A running theme of "Fashion Photography" is color versus black and white. Both have their strengths. Color gives a fuller report on reality, while black and white on abstracts. Overall, though, since couture trades so heavily in fantasy, black and white tends to work better. There are exceptions, of course. The sheer yumminess (that's a technical term) of Glen Luchford's "Red Sandals" owes everything to its carmine vividness. Ditto for Erwin Blumenfeld's 1952 "Décollété, New York, " though here smoochiness rather than yumminess obtains. The whiteness of the whale, which so obsessed Herman Melville, pales, so to speak, before the redness of these lips.
Fashion trades in fantasy but it never loses sight of commerce. At what point does a fashion photograph transcend its explicit aim, selling a product (which can be wearer as well as garment), and produce an image that justifies itself on purely aesthetic terms?

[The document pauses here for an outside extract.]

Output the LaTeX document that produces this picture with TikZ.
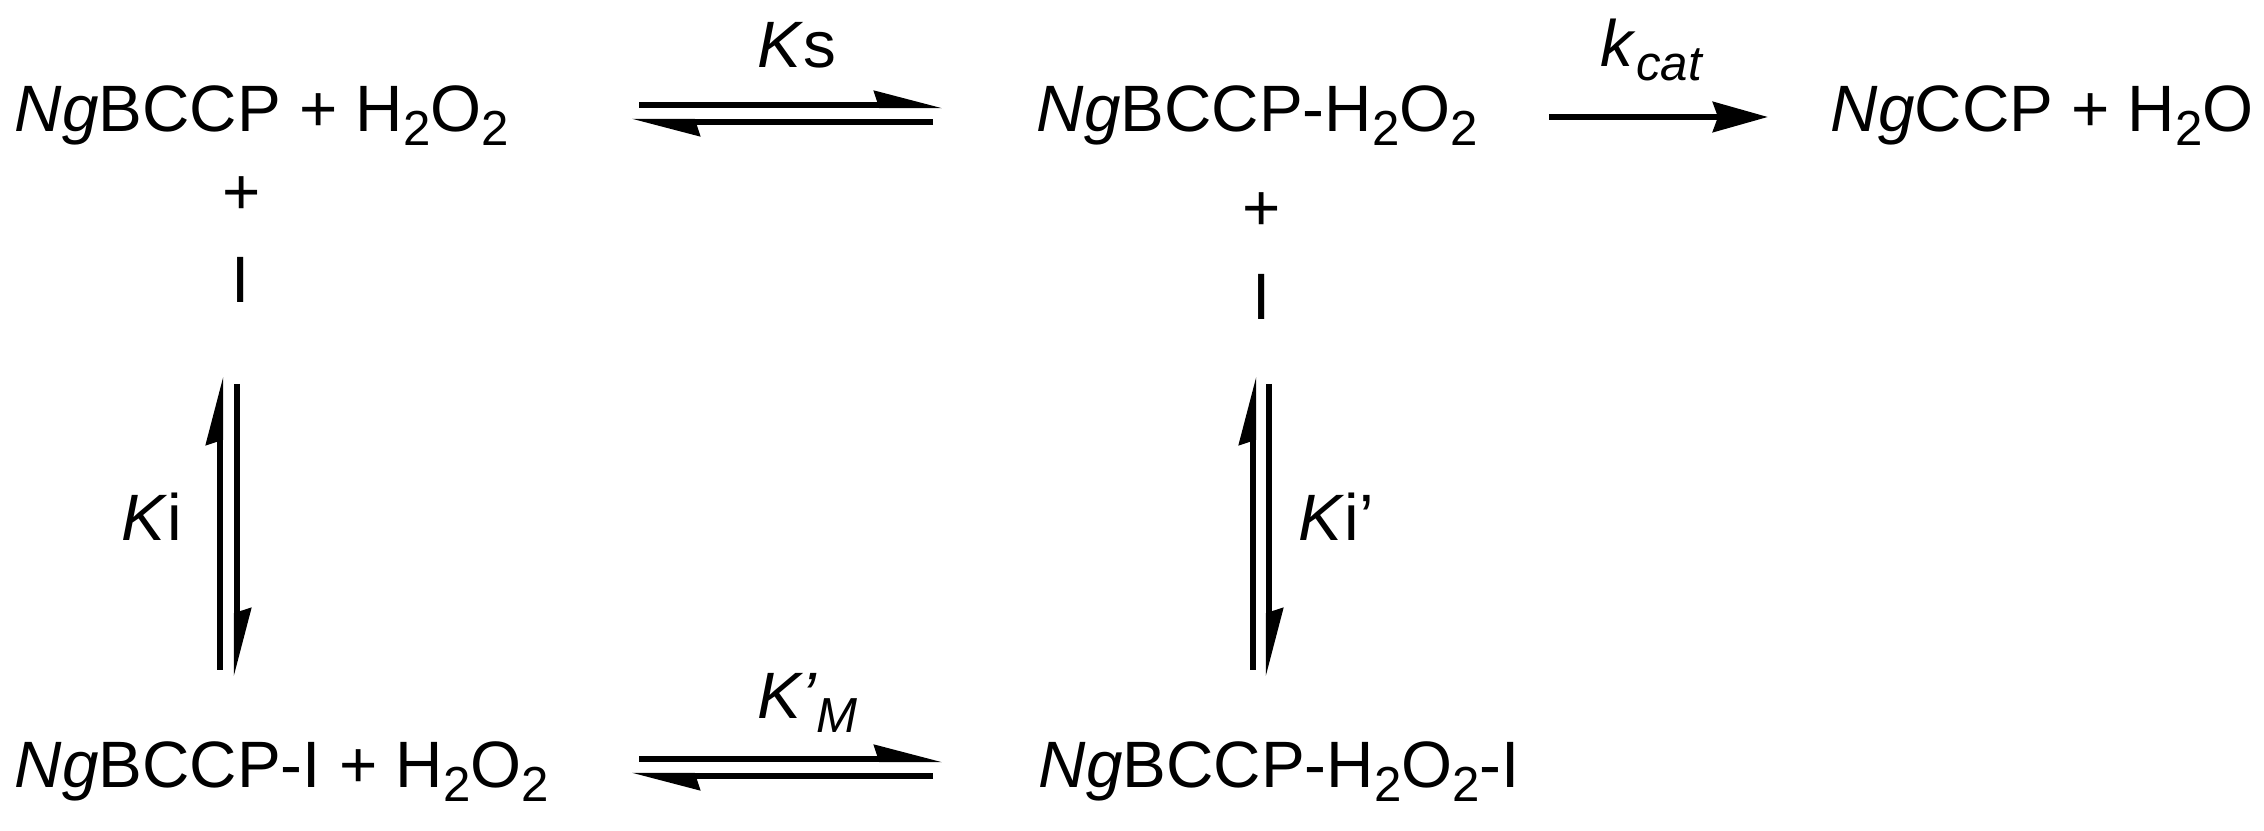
\documentclass[tikz,border=0pt]{standalone}
\usepackage{fontspec}
\setmainfont{Liberation Sans}
\usetikzlibrary{arrows.meta}
\providecommand{\Ng}{\textit{Ng}}
\providecommand{\lowsub}[1]{\raisebox{-0.2em}{\fontsize{12.3}{12}\selectfont #1}}

\begin{document}
\begin{tikzpicture}[x=0.25pt,y=-0.25pt,
  species/.style={inner sep=0pt,anchor=base west,font=\fontsize{16.4}{19.7}\selectfont},
  plus/.style={inner sep=0pt,anchor=base,font=\fontsize{16.4}{19.7}\selectfont},
  harp/.style={line width=1.6pt,-{Stealth[harpoon,length=14pt,width=7pt,inset=1pt]}},
  fwd/.style={line width=1.6pt,-{Stealth[length=13.75pt,width=7.5pt,inset=1.25pt]}}]
\useasboundingbox[fill=white] (0,0) rectangle (2264,831);
% Drawing species
\node[species] (free) at (14,132) {\Ng BCCP + H\lowsub{2}O\lowsub{2}};
\node[species] (cplx) at (1036,132) {\Ng BCCP-H\lowsub{2}O\lowsub{2}};
\node[species] (prod) at (1830,132) {\Ng CCP + H\lowsub{2}O};
\node[species] (inhb) at (14,788) {\Ng BCCP-I + H\lowsub{2}O\lowsub{2}};
\node[species] (tern) at (1038,788) {\Ng BCCP-H\lowsub{2}O\lowsub{2}-I};
% Line 1: + I under the free enzyme and the complex
\node[plus] (plusL) at (242,215) {+};
\node[plus] (iL) at (241,303) {I};
\node[plus] (plusR) at (1262,231) {+};
\node[plus] (iR) at (1262,320) {I};
% Done with species; drawing constants
\node[species] (ks) at (757,68) {\textit{K}s};
\node[species] (kcat) at (1600,67) {\textit{k}\lowsub{\textit{cat}}};
\node[species] (ki) at (121,541) {\textit{K}i};
\node[species] (kip) at (1298,541) {\textit{K}i’};
\node[species] (kmp) at (757,719) {\textit{K’}\lowsub{\textit{M}}};
% Done with constants; drawing arrows
\coordinate (ksA) at (639,105);  \coordinate (ksB) at (943,105);
\coordinate (ksC) at (933,122);  \coordinate (ksD) at (631,122);
\coordinate (catA) at (1549,117); \coordinate (catB) at (1768,117);
\coordinate (kiA) at (220,670);  \coordinate (kiB) at (220,376);
\coordinate (kiC) at (237,384);  \coordinate (kiD) at (237,677);
\coordinate (kipA) at (1253,670); \coordinate (kipB) at (1253,376);
\coordinate (kipC) at (1269,384); \coordinate (kipD) at (1269,677);
\coordinate (kmA) at (639,759);  \coordinate (kmB) at (943,759);
\coordinate (kmC) at (933,776);  \coordinate (kmD) at (631,776);
\draw[harp] (ksA) -- (ksB);
\draw[harp] (ksC) -- (ksD);
\draw[fwd] (catA) -- (catB);
\draw[harp] (kiA) -- (kiB);
\draw[harp] (kiC) -- (kiD);
\draw[harp] (kipA) -- (kipB);
\draw[harp] (kipC) -- (kipD);
\draw[harp] (kmA) -- (kmB);
\draw[harp] (kmC) -- (kmD);
% Done with arrows
\end{tikzpicture}
\end{document}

The greatest fashion photographers, like Penn and Avedon, ignore the question, letting their work provide an answer. Others seek reassurance.
A running motif in "Fashion Photography" is the conscious aping of art. Dudley Glanfield's "Men's Formal Wear, " from the 1920s, might be subtitled, "Cubism for the Masses ." An Elie Nadelman sculpture dominates George Platt Lynes's "Mrs. Minchin Rank in Lincoln Kirstein's Apartment ." The titles of Dahl-Wolfe's "Models in Pavel Tchelitchew Setting" and Faurer's "Model in front of Alexander Liberman painting " make explicit the mingling of fashion and fine art. Ilse Bing's "The Honorable Daisy Fellowes, gloves by Dent in London" (1933) aspires to the condition of art more subtly, and most successfully, treating the gloves as if they were part of a still life. (Bing, as well as Goldin, are among the photographers with work in another current MFA show, "The Lane Collection: Recent Acquisitions," which runs through Feb. 4. There are just 22 pictures, but many are choice. For that matter, "Fashion Show" and "Fashion Photography" put together don't raise as many questions about what we wear and why as does "Designing the Modern Utopia: Soviet Textiles from the Lloyd Cotsen Collection," which runs through Jan. 21.)
Fashion asks for trouble when it takes itself too seriously. That's why something as witty as Denis Piel's "Brideshead I, Vogue," with its pairing of model and peacock outside of Castle Howard, is so refreshing or why the deadpan drollery of Jacques Henri Lartigue's 1966 "Hiro Creating Harper's Bazaar Cover," which shows the photographer hanging from a scaffolding, is such a relief. Too much wit, though, can curdle, as in Steven Meisel's "Makeover Madness, " which features a model of standard-issue thinness preparing for liposuction.
T.S. Eliot said, "Mankind cannot bear too much reality." Maybe mankind can, but fashion certainly can't. The tastelessness of a body-mass joke in a context of rampant anorexia seems almost tame compared to the emotional neediness on display in Juergen Teller's "Go-See: February 1998 ," which consists of numerous small head shots of young women eager to work as models. "These photographs capture the ordinary humanity of the modeling world," the accompanying wall text says. Extraordinary inhumanity is more like it. Effortful and artless, the faces of these young women present an unintended illustration of the difference between striking a pose and striking a pose successfully. They make us appreciate how truly difficult it is to create the illusion of chic -- and, in strictly human terms, how sad.